Com tantos autores no argumento
há, no entanto, pormenores que não estão resolvidos. É completamente
incompreensível como é que Henri
conseguiu sobreviver dentro do prédio, fechado, até a parede se ter aberto pela
primeira vez, depois de ter ficado prisioneiro.
A radiação está muito mal
explicada. Como é que uma radiação desconhecida (desconhecida em que aspeto?) é
confinada tão facilmente. Também não é explicada de forma clara aquela emissão
clara em forma de feixe paralelo, tipo laser. Se a radiação interage com a
ionosfera da forma como é descrita, então que sucederia aos humanos que a ela
estiveram sujeitos? Aparentemente nada, o que é muito estranho.

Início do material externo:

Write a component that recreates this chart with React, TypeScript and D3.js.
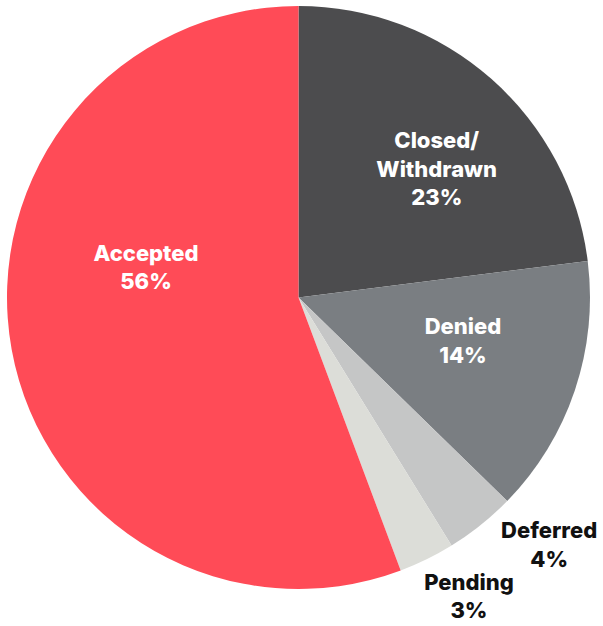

A ficção científica tem que ser especulativa,
mas deve obedecer à ciência já conhecida na época em que decorre a ação. Neste argumento
surgem algumas falhas nessa área.
Uma outra falha do argumento reside
na dificuldade de localização temporal do episódio. Consegue perceber-se, pela
imagem em que se mostra a falha nos computadores em Londres, que os monitores
usados colocam o desenlace entre a segunda metade dos anos 90 e, talvez, os primeiros
anos do século XXI. Não há, no entanto, nenhuma forma de localizar o incidente
inicial, embora pelos automóveis que surgem na imagem, parece que terá que ser
já década de sessenta ou posterior. Com tanta informação escrita que é dada, a
localização temporal não deixaria de ser relevante.
O próprio ar juvenil da filha do
xeque não é facilmente compatibilizado com o tempo decorrido desde a data de O Mistério da Grande Pirâmide, a idade
que o xeque parece ter, e a época em que decorre o desenlace da atual ação
narrativa.
Outro aspeto inexplicável é a
tentativa de fazer explodir o comboio. Quem e porquê? Aparentemente os
habitantes de Bruxelas não pareciam querer acabar com a situação em que viviam.
Também por que razão se passaram
tantos anos até que se tenha decidido proceder a um ataque decisivo?
São muitas as interrogações que
mereciam resposta, e que deixam o argumento incompleto.
Conclusão
O episódio pode mostrar algum
interesse para os admiradores da série Blake
e Mortimer. Não porque tenha uma qualidade elevada, designadamente no argumento,
mas pela curiosidade de ver um desenhador como Schuiten a trabalhar a série.
Para um iniciado em Blake e Mortimer não é apelativo. Até
pode ser incompreensível pelas relações que estabelece com o Mistério da Grande Pirâmide.